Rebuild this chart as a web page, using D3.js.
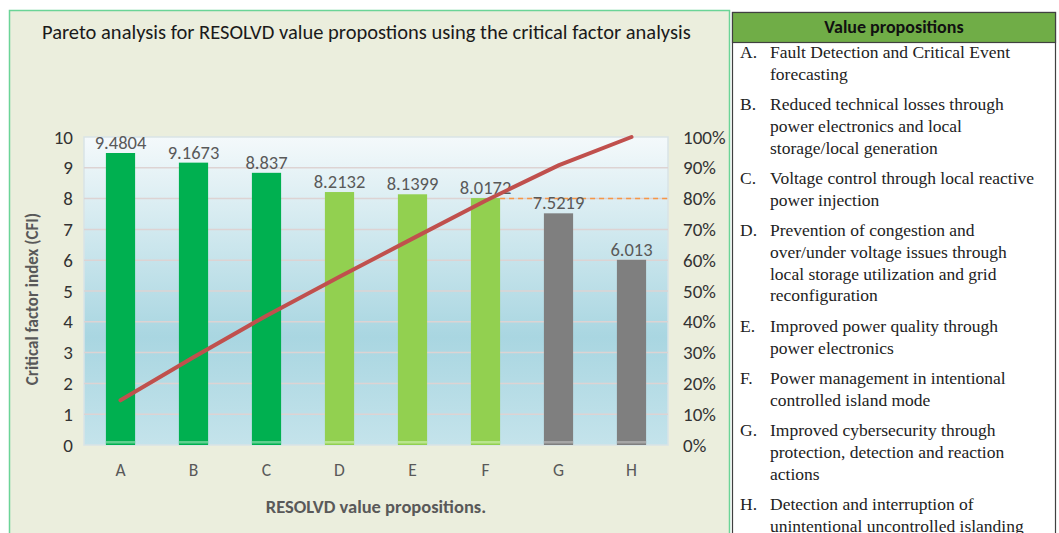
<!DOCTYPE html>
<html>
<head>
<meta charset="utf-8">
<script src="https://cdn.jsdelivr.net/npm/d3@7"></script>
<style>
  body { margin: 0; background: #fff; }
  svg { display: block; }
</style>
</head>
<body>
<div id="d3-chart"></div>
<script>
const categories = ['A', 'B', 'C', 'D', 'E', 'F', 'G', 'H'];
const cfiValues = [9.4804, 9.1673, 8.837, 8.2132, 8.1399, 8.0172, 7.5219, 6.013];
const valueLabels = ['9.4804', '9.1673', '8.837', '8.2132', '8.1399', '8.0172', '7.5219', '6.013'];
const cumulativePct = [14.5, 28.5, 42.0, 54.6, 67.0, 79.3, 90.8, 100];
const barGroups = ['top', 'top', 'top', 'mid', 'mid', 'mid', 'low', 'low'];
const cfiTicks = [0, 1, 2, 3, 4, 5, 6, 7, 8, 9, 10];
const pctTicks = [0, 10, 20, 30, 40, 50, 60, 70, 80, 90, 100];
const cutoffPct = 80;
const cutoffFrom = 'F';

const chartTitle = 'Pareto analysis for RESOLVD value propostions using the critical factor analysis';
const yTitle = 'Critical factor index (CFI)';
const xTitle = 'RESOLVD value propositions.';
const tableTitle = 'Value propositions';
const propositions = [
  ['Fault Detection and Critical Event', 'forecasting'],
  ['Reduced technical losses through', 'power electronics and local', 'storage/local generation'],
  ['Voltage control through local reactive', 'power injection'],
  ['Prevention of congestion and', 'over/under voltage issues through', 'local storage utilization and grid', 'reconfiguration'],
  ['Improved power quality through', 'power electronics'],
  ['Power management in intentional', 'controlled island mode'],
  ['Improved cybersecurity through', 'protection, detection and reaction', 'actions'],
  ['Detection and interruption of', 'unintentional uncontrolled islanding']
];

const W = 1059, H = 533;
const plot = { left: 84, right: 668, top: 137, bottom: 445 };
const sansFont = 'Carlito, "Liberation Sans Narrow", "Liberation Sans", sans-serif';
const serifFont = '"Liberation Serif", "DejaVu Serif", serif';
const textGray = '#595959';
const barColors = { top: '#00B050', mid: '#92D050', low: '#7F7F7F' };
const baseColors = { top: '#5ED08F', mid: '#B9E58D', low: '#A6A6A6' };

const svg = d3.select('#d3-chart').append('svg')
    .attr('width', W)
    .attr('height', H);

// Left panel background
svg.append('rect')
    .attr('x', 9.5).attr('y', 10.5)
    .attr('width', 720).attr('height', H)
    .attr('fill', '#EBEEDD')
    .attr('stroke', '#6BD497')
    .attr('stroke-width', 1.5);

// Plot gradient
const defs = svg.append('defs');
const grad = defs.append('linearGradient')
    .attr('id', 'plotGrad')
    .attr('x1', 0).attr('y1', 0).attr('x2', 0).attr('y2', 1);
grad.append('stop').attr('offset', '0%').attr('stop-color', '#F4F9FB');
grad.append('stop').attr('offset', '65%').attr('stop-color', '#A9D6E1');
grad.append('stop').attr('offset', '100%').attr('stop-color', '#C4E3EB');

// Scales
const xScale = d3.scaleBand()
    .domain(categories)
    .range([plot.left, plot.right])
    .paddingInner(0.6)
    .paddingOuter(0.3);
const yScale = d3.scaleLinear()
    .domain([0, 10])
    .range([plot.bottom, plot.top]);
const pScale = d3.scaleLinear()
    .domain([0, 100])
    .range([plot.bottom, plot.top]);

svg.append('rect')
    .attr('x', plot.left).attr('y', plot.top)
    .attr('width', plot.right - plot.left)
    .attr('height', plot.bottom - plot.top)
    .attr('fill', 'url(#plotGrad)')
    .attr('stroke', '#D9E3E6')
    .attr('stroke-width', 1.5);

// Gridlines
svg.append('g').selectAll('line')
    .data(cfiTicks.slice(1, -1))
    .enter().append('line')
    .attr('x1', plot.left).attr('x2', plot.right)
    .attr('y1', d => yScale(d)).attr('y2', d => yScale(d))
    .attr('stroke', '#DDD3D3')
    .attr('stroke-width', 1.5);

// Title
svg.append('text')
    .attr('x', 42).attr('y', 39)
    .attr('font-family', sansFont)
    .attr('font-size', 20.5)
    .attr('fill', '#1a1a1a')
    .text(chartTitle);

// Axes
const yAxis = d3.axisLeft(yScale).tickValues(cfiTicks).tickSize(0).tickPadding(11);
const gy = svg.append('g')
    .attr('transform', 'translate(' + plot.left + ',0)')
    .call(yAxis);
gy.select('.domain').remove();
gy.selectAll('text')
    .attr('font-family', sansFont).attr('font-size', 19).attr('fill', '#333');

const pAxis = d3.axisRight(pScale).tickValues(pctTicks).tickSize(0).tickPadding(15)
    .tickFormat(d => d + '%');
const gp = svg.append('g')
    .attr('transform', 'translate(' + plot.right + ',0)')
    .call(pAxis);
gp.select('.domain').remove();
gp.selectAll('text')
    .attr('font-family', sansFont).attr('font-size', 19).attr('fill', '#333');

const xAxis = d3.axisBottom(xScale).tickSize(0).tickPadding(19);
const gx = svg.append('g')
    .attr('transform', 'translate(0,' + plot.bottom + ')')
    .call(xAxis);
gx.select('.domain').remove();
gx.selectAll('text')
    .attr('font-family', sansFont).attr('font-size', 17.5).attr('fill', textGray);

// Axis titles
svg.append('text')
    .attr('transform', 'translate(38,' + ((plot.top + plot.bottom) / 2 + 8) + ') rotate(-90)')
    .attr('text-anchor', 'middle')
    .attr('font-family', sansFont).attr('font-size', 17).attr('font-weight', 'bold')
    .attr('fill', textGray)
    .text(yTitle);
svg.append('text')
    .attr('x', (plot.left + plot.right) / 2).attr('y', 513)
    .attr('text-anchor', 'middle')
    .attr('font-family', sansFont).attr('font-size', 18.5).attr('font-weight', 'bold')
    .attr('fill', textGray)
    .text(xTitle);

// Bars
const bars = svg.append('g');
bars.selectAll('.bar')
    .data(categories)
    .enter().append('rect')
    .attr('class', 'bar')
    .attr('x', d => xScale(d))
    .attr('width', xScale.bandwidth())
    .attr('y', (d, i) => yScale(cfiValues[i]))
    .attr('height', (d, i) => plot.bottom - yScale(cfiValues[i]))
    .attr('fill', (d, i) => barColors[barGroups[i]]);
bars.selectAll('.base')
    .data(categories)
    .enter().append('rect')
    .attr('class', 'base')
    .attr('x', d => xScale(d))
    .attr('width', xScale.bandwidth())
    .attr('y', plot.bottom - 4)
    .attr('height', 2.5)
    .attr('fill', (d, i) => baseColors[barGroups[i]]);

// 80% cutoff line
svg.append('line')
    .attr('x1', xScale(cutoffFrom) + xScale.bandwidth())
    .attr('x2', plot.right)
    .attr('y1', pScale(cutoffPct)).attr('y2', pScale(cutoffPct))
    .attr('stroke', '#F79646')
    .attr('stroke-width', 1.5)
    .attr('stroke-dasharray', '5,4');

// Data labels
svg.append('g').selectAll('text')
    .data(categories)
    .enter().append('text')
    .attr('x', d => xScale(d) + xScale.bandwidth() / 2)
    .attr('y', (d, i) => yScale(cfiValues[i]) - 4)
    .attr('text-anchor', 'middle')
    .attr('font-family', sansFont).attr('font-size', 18.5)
    .attr('fill', textGray)
    .text((d, i) => valueLabels[i]);

// Cumulative line
const line = d3.line()
    .x(d => xScale(d[0]) + xScale.bandwidth() / 2)
    .y(d => pScale(d[1]));
svg.append('path')
    .datum(categories.map((c, i) => [c, cumulativePct[i]]))
    .attr('d', line)
    .attr('fill', 'none')
    .attr('stroke', '#C0504D')
    .attr('stroke-width', 4)
    .attr('stroke-linecap', 'round');

// Right table
const tbl = { left: 732.5, right: 1055.5, top: 12.5, headH: 30 };
svg.append('rect')
    .attr('x', tbl.left).attr('y', tbl.top)
    .attr('width', tbl.right - tbl.left).attr('height', H)
    .attr('fill', '#fff')
    .attr('stroke', '#404040').attr('stroke-width', 1.2);
svg.append('rect')
    .attr('x', tbl.left).attr('y', tbl.top)
    .attr('width', tbl.right - tbl.left).attr('height', tbl.headH)
    .attr('fill', '#70AD47')
    .attr('stroke', '#404040').attr('stroke-width', 1.2);
svg.append('text')
    .attr('x', (tbl.left + tbl.right) / 2).attr('y', 33)
    .attr('text-anchor', 'middle')
    .attr('font-family', sansFont).attr('font-size', 18).attr('font-weight', 'bold')
    .attr('fill', '#111')
    .text(tableTitle);

const lineH = 21.7, itemGap = 8.8;
let yPos = 58;
const items = svg.append('g')
    .attr('font-family', serifFont).attr('font-size', 17.5).attr('fill', '#222');
propositions.forEach((lines, i) => {
    items.append('text')
        .attr('x', 740).attr('y', yPos)
        .text(categories[i] + '.');
    lines.forEach((t, j) => {
        items.append('text')
            .attr('x', 770).attr('y', yPos + j * lineH)
            .text(t);
    });
    yPos += lines.length * lineH + itemGap;
});
</script>
</body>
</html>
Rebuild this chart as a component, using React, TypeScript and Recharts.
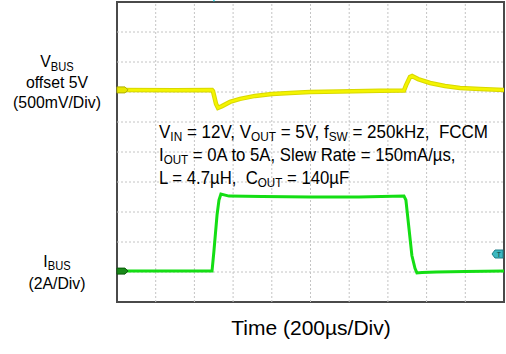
------
__EXERCISE PROMPT__.
Reproduce the records word for word, please, from their first line up to and including the line that contains "const cutoffFrom = 'F';", but no pictures.

__WRITTEN ANSWER__.
Rebuild this chart as a web page, using D3.js.
<!DOCTYPE html>
<html>
<head>
<meta charset="utf-8">
<script src="https://cdn.jsdelivr.net/npm/d3@7"></script>
<style>
  body { margin: 0; background: #fff; }
  svg { display: block; }
</style>
</head>
<body>
<div id="d3-chart"></div>
<script>
const categories = ['A', 'B', 'C', 'D', 'E', 'F', 'G', 'H'];
const cfiValues = [9.4804, 9.1673, 8.837, 8.2132, 8.1399, 8.0172, 7.5219, 6.013];
const valueLabels = ['9.4804', '9.1673', '8.837', '8.2132', '8.1399', '8.0172', '7.5219', '6.013'];
const cumulativePct = [14.5, 28.5, 42.0, 54.6, 67.0, 79.3, 90.8, 100];
const barGroups = ['top', 'top', 'top', 'mid', 'mid', 'mid', 'low', 'low'];
const cfiTicks = [0, 1, 2, 3, 4, 5, 6, 7, 8, 9, 10];
const pctTicks = [0, 10, 20, 30, 40, 50, 60, 70, 80, 90, 100];
const cutoffPct = 80;
const cutoffFrom = 'F';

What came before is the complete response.